For non-resident taxpayers, PMK-112/2025 introduces a revised Directorate General of Tax (DGT) form that places greater emphasis on substantive eligibility rather than formal documentation. While the form requires clearer declarations regarding treaty residence, beneficial ownership, and the absence of treaty abuse, certain administrative requirements are simplified and streamlined compared with previous regulations. The regulation also explicitly incorporates the definition and interpretation of permanent establishment (PE), clarifying when activities conducted in Indonesia may constitute a PE and thereby affect entitlement to treaty benefits.
Treaty benefits are available only to taxpayers with genuine economic substance, including an appropriate legal structure, active business operations, adequate assets and personnel, and independent management authority. Transactions must not be structured primarily to obtain treaty benefits, and the taxpayer must be the true beneficial owner rather than an agent, nominee, or conduit. The DGT form must be properly completed and supported by a Certificate of Domicile (CoD) or competent authority endorsement and is generally valid for up to 12 months. Indonesian withholding agents are required to verify and upload the documentation through the tax portal, with treaty rates applicable only where all the substantive conditions are met.
For domestic taxpayers, PMK-112/2025 requires Indonesian tax residents to apply electronically for a CoD when claiming treaty benefits in treaty partner jurisdictions. Each CoD is limited to one treaty partner, one tax year (or part thereof), and one counterparty. The appendices to PMK-112/2025 also provide illustrative examples of treaty-related transactions, including income characterisation and PE scenarios, to support consistent interpretation and application of the regulation in practice.

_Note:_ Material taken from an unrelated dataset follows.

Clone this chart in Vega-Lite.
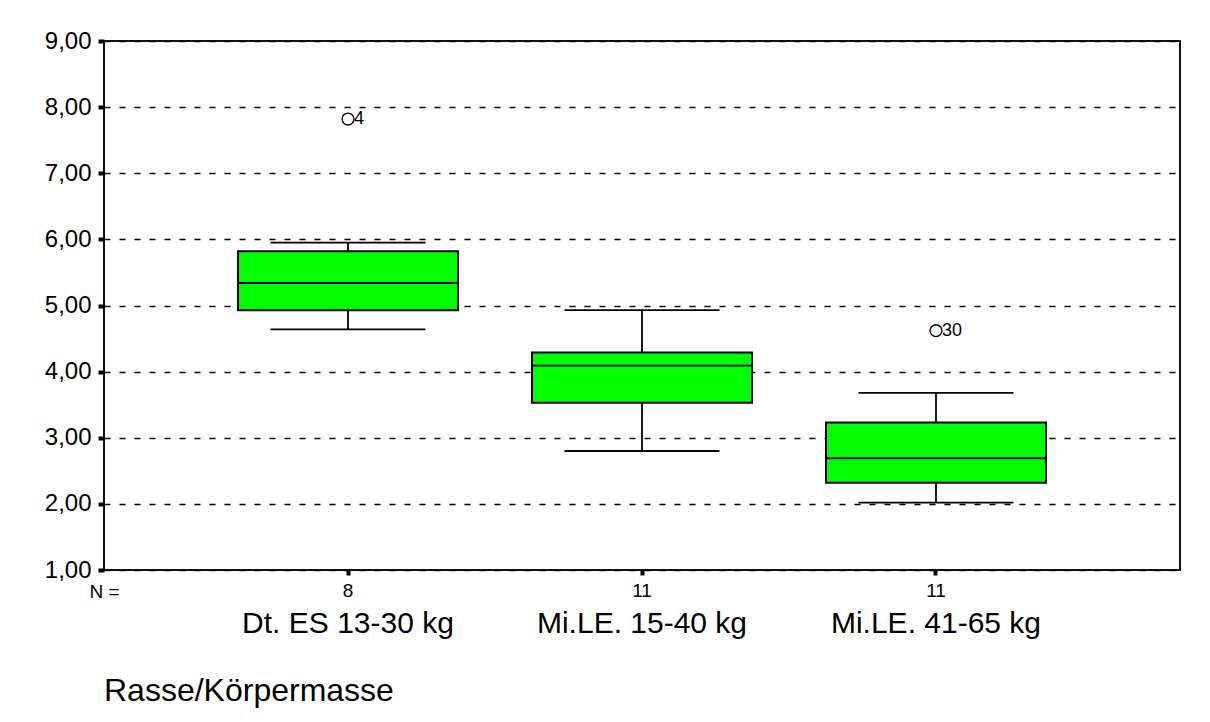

New regulations on tax collection and securities seizure
PER-26/PJ/2025 establishes a comprehensive framework governing the seizure, blocking, and sale of publicly traded shares in connection with tax collection. The regulation is designed to ensure legal certainty, procedural uniformity, and effective coordination among tax and financial authorities when enforcing tax debts through capital market instruments. It confirms that securities traded on the stock exchange may be treated as enforceable assets in the same manner as other forms of taxpayer property.
Under the regulation, taxpayer assets subject to enforcement include shares held in sub-securities accounts (Sub Rekening Efek) and funds stored in investor fund accounts (Rekening Dana Nasabah, or RDN). Prior to seizure, tax officials must first request account and balance information from the Indonesian Central Securities Depository (KSEI). Based on this information, a formal request is submitted to the Financial Services Authority (OJK) to instruct the KSEI to block the relevant shares and to require the relevant banks to block the associated RDN. If the outstanding tax debt remains unpaid after the blocking stage, a tax bailiff (Jurusita Pajak) will carry out a formal seizure, which is documented through seizure minutes signed by the relevant parties.
Where the tax debt is not settled within 14 days following the seizure, the DGT is authorised to conduct a forced sale of the seized shares through licensed stock exchange brokers. The selling price is determined by the tax authority and must be at least equal to the market opening price on the day of sale. The proceeds are applied first to settle tax collection costs and outstanding tax liabilities, with any excess proceeds or remaining shares required to be returned to the taxpayer.
Overall, PER-26/PJ/2025 provides a robust enforcement mechanism that integrates actions between the DGT, OJK, and KSEI, reinforcing that publicly traded securities are fully subject to tax enforcement risks in cases of prolonged non-compliance.